Starting in the Middle Ages, fish were sold at the Castlegate before being moved to a custom-built site in Shiprow. Fishing at this time was for herring by drift net (seasonal) and for whitefish using baited lines, all worked by small family-owned, sail-powered boats.
In the mid-1800s the herring fishery expanded, larger decked-over vessels were introduced, catches increased and there was a demand for bigger harbours. In Aberdeen this was met by the re-alignment of the River Dee to create the Albert basin.
In the later 1800s steam power was introduced, first to herring drifters and then to whitefish trawlers - the first trawler at Aberdeen was the modified tug Toiler in 1882. By now fish catches had outgrown capacity at Shiprow and a new covered market was built in the Albert basin.
Although herring landings continued, whitefish assumed dominance.
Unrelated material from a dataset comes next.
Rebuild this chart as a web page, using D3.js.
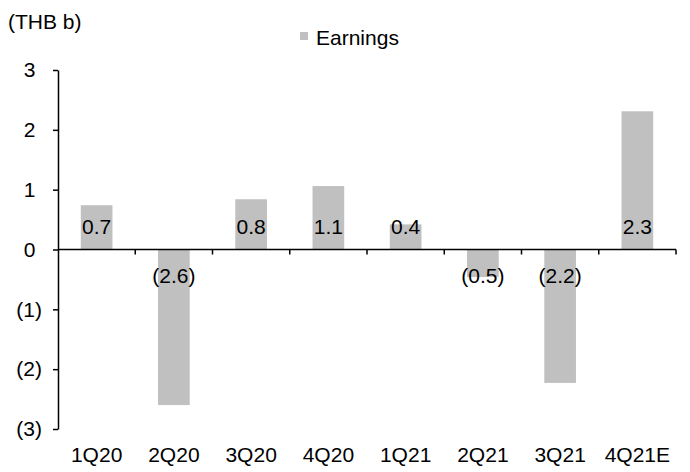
<!DOCTYPE html>
<html>
<head>
<meta charset="utf-8">
<script src="https://cdn.jsdelivr.net/npm/d3@7"></script>
<style>
  body { margin: 0; background: #fff; }
  text { font-family: "Liberation Sans", Arial, sans-serif; fill: #000; }
</style>
</head>
<body>
<svg id="SvgBars"></svg>
<script>
// ------ Data
var categories = ["1Q20", "2Q20", "3Q20", "4Q20", "1Q21", "2Q21", "3Q21", "4Q21E"];
var earnings = [0.74, -2.6, 0.84, 1.06, 0.42, -0.46, -2.23, 2.31];
var yTicks = [3, 2, 1, 0, -1, -2, -3];
var unitLabel = "(THB b)";
var seriesName = "Earnings";

// ------ Sizes
var width = 690, height = 472;
var plot = {left: 58, right: 676, top: 70, bottom: 429};
var fontSize = 21;
var barColor = "#c0c0c0";

// negative numbers shown in brackets
var fmt = function(v) {
	var s = Math.abs(v).toFixed(Number.isInteger(v) ? 0 : 1);
	return v < 0 ? "(" + s + ")" : s;
};

var svg = d3.select("#SvgBars")
	.attr("width", width)
	.attr("height", height);

// ------ Scales
var x = d3.scaleBand()
	.domain(categories)
	.range([plot.left, plot.right])
	.paddingInner(0.59)
	.paddingOuter(0.295);

var y = d3.scaleLinear()
	.domain([-3, 3])
	.range([plot.bottom, plot.top]);

// ------ Bars
svg.selectAll(".bar")
	.data(earnings)
  .enter().append("rect")
	.attr("class", "bar")
	.attr("x", (d, i) => x(categories[i]))
	.attr("width", x.bandwidth())
	.attr("y", d => y(Math.max(0, d)))
	.attr("height", d => Math.abs(y(d) - y(0)))
	.style("fill", barColor);

// ------ Y axis
var yAxis = d3.axisLeft(y)
	.tickValues(yTicks)
	.tickSize(5)
	.tickSizeOuter(0)
	.tickPadding(11)
	.tickFormat(fmt);

var gy = svg.append("g")
	.attr("transform", "translate(" + plot.left + ",0)")
	.call(yAxis);
gy.select(".domain").attr("stroke", "#000").attr("stroke-width", 1.5);
gy.selectAll(".tick line").attr("stroke", "#000").attr("stroke-width", 1.5);
gy.selectAll(".tick text")
	.style("font-family", "Liberation Sans, Arial, sans-serif")
	.style("font-size", fontSize + "px")
	.attr("fill", "#000")
	// positive labels leave room for the closing bracket
	.attr("dx", d => d >= 0 ? -6.5 : 0);

// ------ X axis at zero, ticks between categories
var step = x.step();
var bounds = d3.range(categories.length + 1).map(i => plot.left + i * step);
var gx = svg.append("g");
gx.append("line")
	.attr("x1", plot.left).attr("x2", plot.right)
	.attr("y1", y(0)).attr("y2", y(0))
	.attr("stroke", "#000").attr("stroke-width", 1.5);
gx.selectAll(".xtick")
	.data(bounds.slice(1))
  .enter().append("line")
	.attr("class", "xtick")
	.attr("x1", d => d).attr("x2", d => d)
	.attr("y1", y(0)).attr("y2", y(0) + 5)
	.attr("stroke", "#000").attr("stroke-width", 1.5);

// category labels under the plot
svg.selectAll(".cat")
	.data(categories)
  .enter().append("text")
	.attr("class", "cat")
	.attr("x", d => x(d) + x.bandwidth() / 2)
	.attr("y", plot.bottom + 33)
	.attr("text-anchor", "middle")
	.style("font-size", fontSize + "px")
	.text(d => d);

// ------ Value labels (just above / below zero line)
svg.selectAll(".val")
	.data(earnings)
  .enter().append("text")
	.attr("class", "val")
	.attr("x", (d, i) => x(categories[i]) + x.bandwidth() / 2)
	.attr("y", d => d >= 0 ? y(0) - 16 : y(0) + 33)
	.attr("text-anchor", "middle")
	.style("font-size", fontSize + "px")
	.text(fmt);

// ------ Unit label and legend
svg.append("text")
	.attr("x", 8)
	.attr("y", 29)
	.style("font-size", fontSize + "px")
	.text(unitLabel);

var legend = svg.append("g").attr("transform", "translate(300,32)");
legend.append("rect")
	.attr("width", 8).attr("height", 8)
	.style("fill", barColor);
legend.append("text")
	.attr("x", 16)
	.attr("y", 13)
	.style("font-size", fontSize + "px")
	.text(seriesName);
</script>
</body>
</html>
By 1935 some 300 trawlers were based in Aberdeen and the market could be filled 2 to 3 times in a day. The main sales outlet was Billingsgate and the fish train left daily at 2pm.
As years passed fish stocks declined and landings decreased. In 2011 Aberdeen ceased to be registered as a fish landing port. In its day the fish market was an active, chaotic and vibrant place, highly organised and full of extrovert characters.
Bill Reed gave a vote of thanks. The next meeting is today (Thursday) when Alan Cameron will honour Rabbie Burns.